Amnesty International ha sollecitato le autorità locali di Urumqi, la capitale della Regione autonoma uigura dello Xinjiang, ad aprire immediatamente un'indagine indipendente e imparziale sull'uccisione di 140 persone, verificatasi ieri quando le proteste in corso sono degenerate in violenza.
"Le autorità cinesi devono rendere pienamente conto delle persone uccise e di quelle arrestate. I dimostranti arrestati solo per aver espresso le proprie opinioni e aver esercitato il loro diritto alla libertà d'espressione, associazione e assemblea, devono essere subito rilasciati. Le indagini devono concludersi con processi equi e tempestivi, in linea con gli standard internazionali e senza ricorso alla pena di morte" - ha dichiarato Roseann Rife, vicedirettrice del Programma Asia e Pacifico di Amnesty International.
Oltre al rilascio dei manifestanti pacifici, l'organizzazione per i diritti umani ha chiesto indagini trasparenti e processi equi e tempestivi nei confronti dei responsabili delle violenze e delle uccisioni, civili o appartenenti alle forze di sicurezza che siano.

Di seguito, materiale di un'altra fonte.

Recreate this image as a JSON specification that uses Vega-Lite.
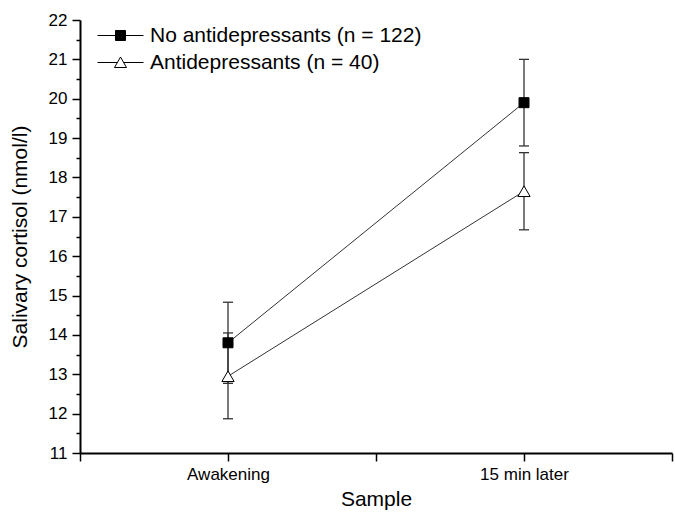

"Di fronte a questa tragica perdita di vite umane, è fondamentale che sia svolga un'indagine urgente e indipendente per portare di fronte alla giustizia i responsabili. La violenza da parte delle autorità o dei manifestanti non è giustificabile in alcun modo" - ha proseguito Rife.
Amnesty International ha inoltre sollecitato le autorità a rispettare gli obblighi nazionali e internazionali che tutelano la libertà d'espressione e d'assemblea e proibiscono gli arresti arbitrari, i maltrattamenti e le torture. L'organizzazione ha chiesto che sia consentito l'accesso nella regione alla stampa estera e nazionale e agli osservatori indipendenti.
L'agenzia di stampa ufficiale "Xinhua" ha riferito che la polizia di Urumqi ha arrestato diverse centinaia di manifestanti, tra i quali oltre una decina di presunti istigatori delle proteste, e sarebbe sulle tracce di altre 90 persone.
Secondo i resoconti, le proteste, inizialmente in forma pacifica, sono nate dalla mancanza di provvedimenti delle autorità all'indomani dell'assassinio di due uiguri, avvenuto il 26 giugno nel corso di una rissa tra centinaia di operai uiguri e migliaia di operai cinesi in una fabbrica di Shaoguan, nella provincia del Guangdong. La polizia avrebbe arrestato un dipendente della fabbrica, che avrebbe messo in giro false voci che avrebbero dato vita agli scontri. La risposta ufficiale delle autorità alle violenze nel Guangdong è stata un black-out informativo, con l'oscuramento di siti Internet e forum.
Oltre a questa nuova ondata di violenza, Amnesty International chiede alle autorità cinesi di affrontare le cause di fondo della tensione nello Xinjiang. Dagli anni Ottanta, gli uiguri subiscono sistematiche ed estese violazioni dei diritti umani, tra cui arresti e imprigionamenti arbitrari, detenzioni in isolamento e forti restrizioni alla libertà religiosa e ai diritti culturali e sociali.
La politica del governo di Pechino nella regione, che ha limitato l'uso della lingua uigura, ristretto la libertà di religione e favorito un ampio afflusso di migranti di etnia Han, sta distruggendo le tradizioni locali e, insieme alla discriminazione nel campo dell'impiego, sta alimentando il malcontento ed esacerbando le tensioni etniche. Il governo cinese ha dato vita a un'aggressiva campagna che ha condotto all'arresto e alla detenzione arbitraria di migliaia di uiguri con l'accusa di "terrorismo, separatismo ed estremismo religioso", colpevoli in realtà solo di aver esercitato pacificamente i loro diritti umani.